-- Data section start --

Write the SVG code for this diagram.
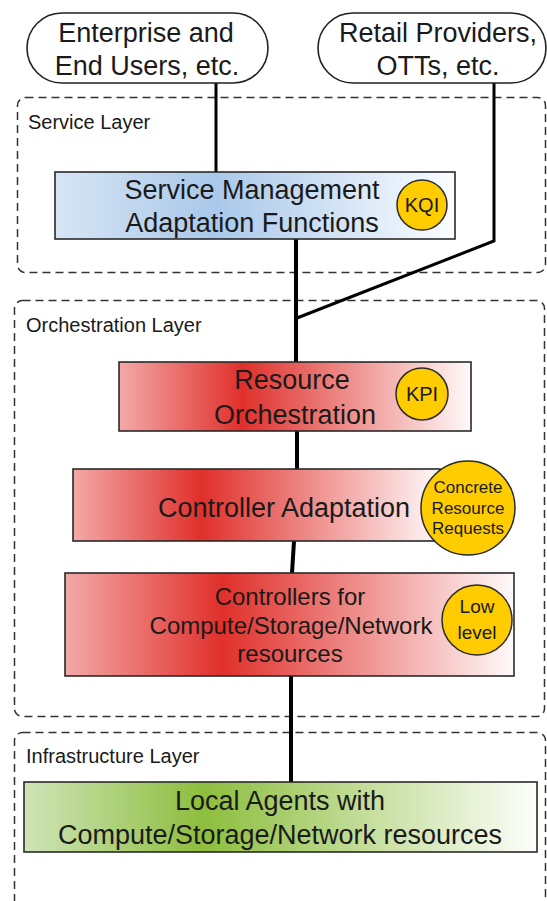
<svg xmlns="http://www.w3.org/2000/svg" width="547" height="901" viewBox="0 0 547 901">
  <defs>
    <linearGradient id="gBlue" x1="0" y1="0" x2="1" y2="0">
      <stop offset="0" stop-color="#d7e5f4"/>
      <stop offset="0.4" stop-color="#a9c8ea"/>
      <stop offset="1" stop-color="#fbfdff"/>
    </linearGradient>
    <linearGradient id="gRed" x1="0" y1="0" x2="1" y2="0">
      <stop offset="0" stop-color="#f3a9a8"/>
      <stop offset="0.35" stop-color="#e0302b"/>
      <stop offset="1" stop-color="#fefafa"/>
    </linearGradient>
    <linearGradient id="gGreen" x1="0" y1="0" x2="1" y2="0">
      <stop offset="0" stop-color="#cfe4b8"/>
      <stop offset="0.35" stop-color="#8dbe3e"/>
      <stop offset="1" stop-color="#fdfefb"/>
    </linearGradient>
  </defs>
  <style>
    text { font-family: "Liberation Sans", Arial, sans-serif; fill: #1a1a1a; }
    .big { font-size: 27px; text-anchor: middle; }
    .mid { font-size: 24px; text-anchor: middle; }
    .layer { font-size: 20px; }
    .badge { font-size: 20px; text-anchor: middle; }
    .badgeS { font-size: 17px; text-anchor: middle; }
    .badgeM { font-size: 19px; text-anchor: middle; }
    .zone { fill: none; stroke: #333; stroke-width: 1.5; stroke-dasharray: 8 5; }
    .box { stroke: #2a2a2a; stroke-width: 1.6; }
    .pill { fill: #fff; stroke: #222; stroke-width: 1.6; }
    .dot { fill: #ffcc00; stroke: #2a2a2a; stroke-width: 1.5; }
    .wire { fill: none; stroke: #000; stroke-width: 3; stroke-linejoin: miter; }
    .trunk { fill: none; stroke: #000; stroke-width: 4; }
  </style>

  <!-- layer zones -->
  <g id="service-layer">
    <rect class="zone" x="17.5" y="97.5" width="528" height="175" rx="8"/>
    <text class="layer" x="28" y="129">Service Layer</text>
  </g>
  <g id="orchestration-layer">
    <rect class="zone" x="14.5" y="300.5" width="530" height="416" rx="8"/>
    <text class="layer" x="26" y="332">Orchestration Layer</text>
  </g>
  <g id="infrastructure-layer">
    <rect class="zone" x="14.5" y="732.5" width="531" height="200" rx="8"/>
    <text class="layer" x="26" y="763">Infrastructure Layer</text>
  </g>

  <!-- connectors -->
  <g id="connectors">
    <line class="wire" x1="216" y1="83" x2="216" y2="172"/>
    <polyline class="wire" points="494,83 494,241 297,318"/>
    <line class="trunk" x1="296" y1="239" x2="296" y2="362"/>
    <line class="trunk" x1="297" y1="431" x2="297" y2="469"/>
    <line class="trunk" x1="294" y1="541" x2="292" y2="573"/>
    <line class="trunk" x1="291" y1="676" x2="291" y2="782"/>
  </g>

  <!-- consumers -->
  <g id="enterprise-users">
    <rect class="pill" x="27" y="13" width="241" height="70" rx="35"/>
    <text class="big" x="146" y="42">Enterprise and</text>
    <text class="big" x="147" y="75">End Users, etc.</text>
  </g>
  <g id="retail-providers">
    <rect class="pill" x="318" y="13" width="228" height="70" rx="35"/>
    <text class="big" x="438" y="42">Retail Providers,</text>
    <text class="big" x="438" y="75">OTTs, etc.</text>
  </g>

  <!-- service management -->
  <g id="service-management">
    <rect class="box" x="55" y="172" width="400" height="67" fill="url(#gBlue)"/>
    <text class="big" x="252" y="199">Service Management</text>
    <text class="big" x="252" y="232">Adaptation Functions</text>
    <circle class="dot" cx="422" cy="205" r="25"/>
    <text class="badge" x="422" y="212">KQI</text>
  </g>

  <!-- orchestration -->
  <g id="resource-orchestration">
    <rect class="box" x="119" y="362" width="352" height="69" fill="url(#gRed)"/>
    <text class="big" x="292" y="389">Resource</text>
    <text class="big" x="295" y="424">Orchestration</text>
    <circle class="dot" cx="422" cy="394" r="26"/>
    <text class="badge" x="422" y="401">KPI</text>
  </g>

  <g id="controller-adaptation">
    <rect class="box" x="73" y="469" width="367" height="72" fill="url(#gRed)"/>
    <text class="big" x="284" y="517">Controller Adaptation</text>
    <circle class="dot" cx="468" cy="508" r="47"/>
    <text class="badgeS" x="468" y="493">Concrete</text>
    <text class="badgeS" x="468" y="514">Resource</text>
    <text class="badgeS" x="468" y="534">Requests</text>
  </g>

  <g id="controllers">
    <rect class="box" x="65" y="573" width="449" height="103" fill="url(#gRed)"/>
    <text class="mid" x="290" y="605">Controllers for</text>
    <text class="mid" x="291" y="634">Compute/Storage/Network</text>
    <text class="mid" x="290" y="662">resources</text>
    <circle class="dot" cx="477" cy="620" r="35"/>
    <text class="badgeM" x="477" y="613">Low</text>
    <text class="badgeM" x="477" y="639">level</text>
  </g>

  <!-- infrastructure -->
  <g id="local-agents">
    <rect class="box" x="24" y="782" width="513" height="70" fill="url(#gGreen)"/>
    <text class="big" x="280" y="810">Local Agents with</text>
    <text class="big" x="280" y="844">Compute/Storage/Network resources</text>
  </g>
</svg>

-- Data section end --

Task details - All the lines above are to be reproduced exactly, except the pictures.

Solved exercise -
Write the SVG code for this diagram.
<svg xmlns="http://www.w3.org/2000/svg" width="547" height="901" viewBox="0 0 547 901">
  <defs>
    <linearGradient id="gBlue" x1="0" y1="0" x2="1" y2="0">
      <stop offset="0" stop-color="#d7e5f4"/>
      <stop offset="0.4" stop-color="#a9c8ea"/>
      <stop offset="1" stop-color="#fbfdff"/>
    </linearGradient>
    <linearGradient id="gRed" x1="0" y1="0" x2="1" y2="0">
      <stop offset="0" stop-color="#f3a9a8"/>
      <stop offset="0.35" stop-color="#e0302b"/>
      <stop offset="1" stop-color="#fefafa"/>
    </linearGradient>
    <linearGradient id="gGreen" x1="0" y1="0" x2="1" y2="0">
      <stop offset="0" stop-color="#cfe4b8"/>
      <stop offset="0.35" stop-color="#8dbe3e"/>
      <stop offset="1" stop-color="#fdfefb"/>
    </linearGradient>
  </defs>
  <style>
    text { font-family: "Liberation Sans", Arial, sans-serif; fill: #1a1a1a; }
    .big { font-size: 27px; text-anchor: middle; }
    .mid { font-size: 24px; text-anchor: middle; }
    .layer { font-size: 20px; }
    .badge { font-size: 20px; text-anchor: middle; }
    .badgeS { font-size: 17px; text-anchor: middle; }
    .badgeM { font-size: 19px; text-anchor: middle; }
    .zone { fill: none; stroke: #333; stroke-width: 1.5; stroke-dasharray: 8 5; }
    .box { stroke: #2a2a2a; stroke-width: 1.6; }
    .pill { fill: #fff; stroke: #222; stroke-width: 1.6; }
    .dot { fill: #ffcc00; stroke: #2a2a2a; stroke-width: 1.5; }
    .wire { fill: none; stroke: #000; stroke-width: 3; stroke-linejoin: miter; }
    .trunk { fill: none; stroke: #000; stroke-width: 4; }
  </style>

  <!-- layer zones -->
  <g id="service-layer">
    <rect class="zone" x="17.5" y="97.5" width="528" height="175" rx="8"/>
    <text class="layer" x="28" y="129">Service Layer</text>
  </g>
  <g id="orchestration-layer">
    <rect class="zone" x="14.5" y="300.5" width="530" height="416" rx="8"/>
    <text class="layer" x="26" y="332">Orchestration Layer</text>
  </g>
  <g id="infrastructure-layer">
    <rect class="zone" x="14.5" y="732.5" width="531" height="200" rx="8"/>
    <text class="layer" x="26" y="763">Infrastructure Layer</text>
  </g>

  <!-- connectors -->
  <g id="connectors">
    <line class="wire" x1="216" y1="83" x2="216" y2="172"/>
    <polyline class="wire" points="494,83 494,241 297,318"/>
    <line class="trunk" x1="296" y1="239" x2="296" y2="362"/>
    <line class="trunk" x1="297" y1="431" x2="297" y2="469"/>
    <line class="trunk" x1="294" y1="541" x2="292" y2="573"/>
    <line class="trunk" x1="291" y1="676" x2="291" y2="782"/>
  </g>

  <!-- consumers -->
  <g id="enterprise-users">
    <rect class="pill" x="27" y="13" width="241" height="70" rx="35"/>
    <text class="big" x="146" y="42">Enterprise and</text>
    <text class="big" x="147" y="75">End Users, etc.</text>
  </g>
  <g id="retail-providers">
    <rect class="pill" x="318" y="13" width="228" height="70" rx="35"/>
    <text class="big" x="438" y="42">Retail Providers,</text>
    <text class="big" x="438" y="75">OTTs, etc.</text>
  </g>

  <!-- service management -->
  <g id="service-management">
    <rect class="box" x="55" y="172" width="400" height="67" fill="url(#gBlue)"/>
    <text class="big" x="252" y="199">Service Management</text>
    <text class="big" x="252" y="232">Adaptation Functions</text>
    <circle class="dot" cx="422" cy="205" r="25"/>
    <text class="badge" x="422" y="212">KQI</text>
  </g>

  <!-- orchestration -->
  <g id="resource-orchestration">
    <rect class="box" x="119" y="362" width="352" height="69" fill="url(#gRed)"/>
    <text class="big" x="292" y="389">Resource</text>
    <text class="big" x="295" y="424">Orchestration</text>
    <circle class="dot" cx="422" cy="394" r="26"/>
    <text class="badge" x="422" y="401">KPI</text>
  </g>

  <g id="controller-adaptation">
    <rect class="box" x="73" y="469" width="367" height="72" fill="url(#gRed)"/>
    <text class="big" x="284" y="517">Controller Adaptation</text>
    <circle class="dot" cx="468" cy="508" r="47"/>
    <text class="badgeS" x="468" y="493">Concrete</text>
    <text class="badgeS" x="468" y="514">Resource</text>
    <text class="badgeS" x="468" y="534">Requests</text>
  </g>

  <g id="controllers">
    <rect class="box" x="65" y="573" width="449" height="103" fill="url(#gRed)"/>
    <text class="mid" x="290" y="605">Controllers for</text>
    <text class="mid" x="291" y="634">Compute/Storage/Network</text>
    <text class="mid" x="290" y="662">resources</text>
    <circle class="dot" cx="477" cy="620" r="35"/>
    <text class="badgeM" x="477" y="613">Low</text>
    <text class="badgeM" x="477" y="639">level</text>
  </g>

  <!-- infrastructure -->
  <g id="local-agents">
    <rect class="box" x="24" y="782" width="513" height="70" fill="url(#gGreen)"/>
    <text class="big" x="280" y="810">Local Agents with</text>
    <text class="big" x="280" y="844">Compute/Storage/Network resources</text>
  </g>
</svg>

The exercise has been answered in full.